DP (Dynamic Programming) weight factor for voiced-voiced transitions (default: 0.15)

dp_w2

DP weight factor for voiced-unvoiced or unvoiced-voiced transitions (default: 0.5)

dp_w3

DP weight factor of unvoiced-unvoiced transitions (default: 0.1)

dp_w4

Weight factor for local costs (default: 0.9)

explicitExt

the file extension that should be used.

outputDirectory

set an explicit directory for where the signal file will be written. If not defined, the file will be written to the same directory as the sound file.

toFile

write the output to a file? The file will be written in outputDirectory, if defined, or in the same directory as the soundfile.

Value

An SSFF track object containing two tracks ("f0" and "voiced") which contains the computed pitch values, and a binary (0 or 1) indication of whether the frame was considered "voiced" (1) or not (0). The tracks are either returned (toFile == FALSE) or stored on disk.

Details

The YAAPT algorithm processes the original acoustic signal and a non-linearly processed version of the signal to partially restore very weak f0 components.

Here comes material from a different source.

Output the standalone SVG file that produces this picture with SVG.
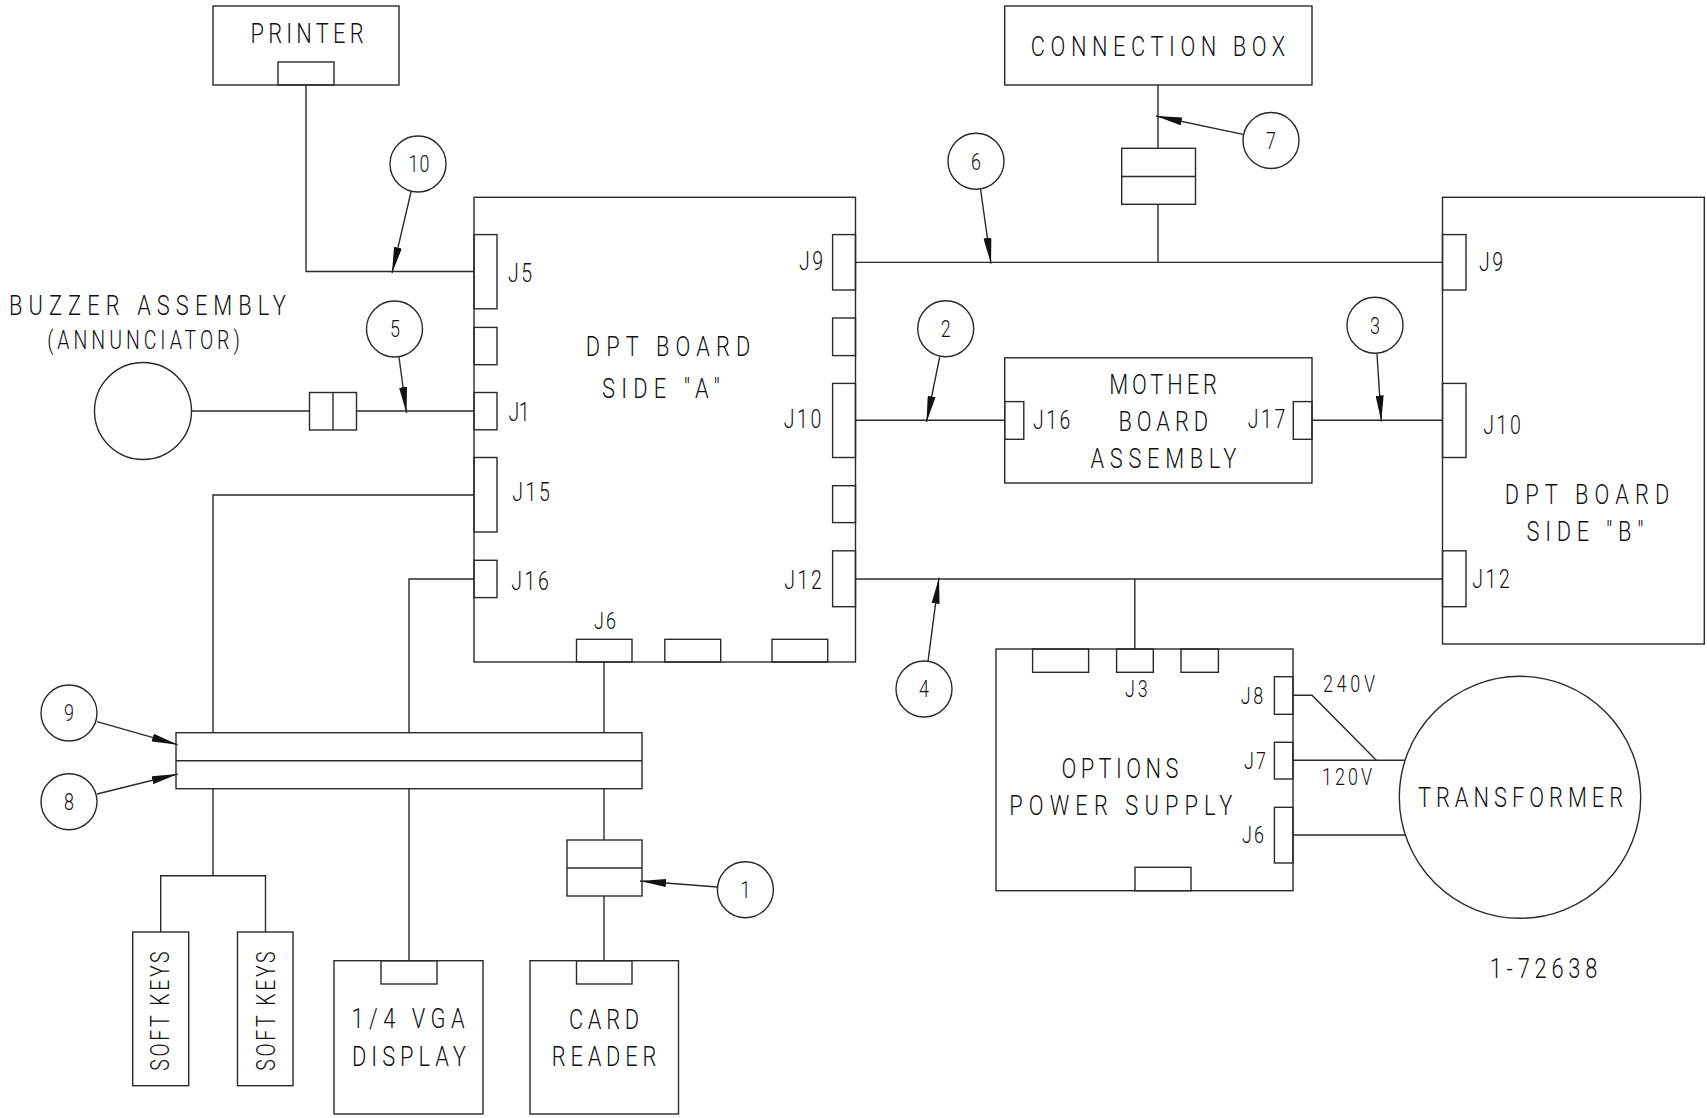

Intelligent peak picking to select multiple f0 candidates and assign merit factors; and, incorporation of highly robust pitch contours obtained from smoothed versions of low frequency portions of spectrograms. Dynamic programming is used to find the “best” pitch track among all the candidates, using both local and transition costs.

References

Kasi K, Zahorian SA (2002). “Yet Another Algorithm for Pitch Tracking.” 2002 IEEE International Conference on Acoustics, Speech, and Signal Processing, 1, I--361-I-364. doi:10.1109/icassp.2002.5743729 .

Talkin D, Kleijn WB (1995). “A robust algorithm for pitch tracking (RAPT).” Speech coding and synthesis, 495, 518.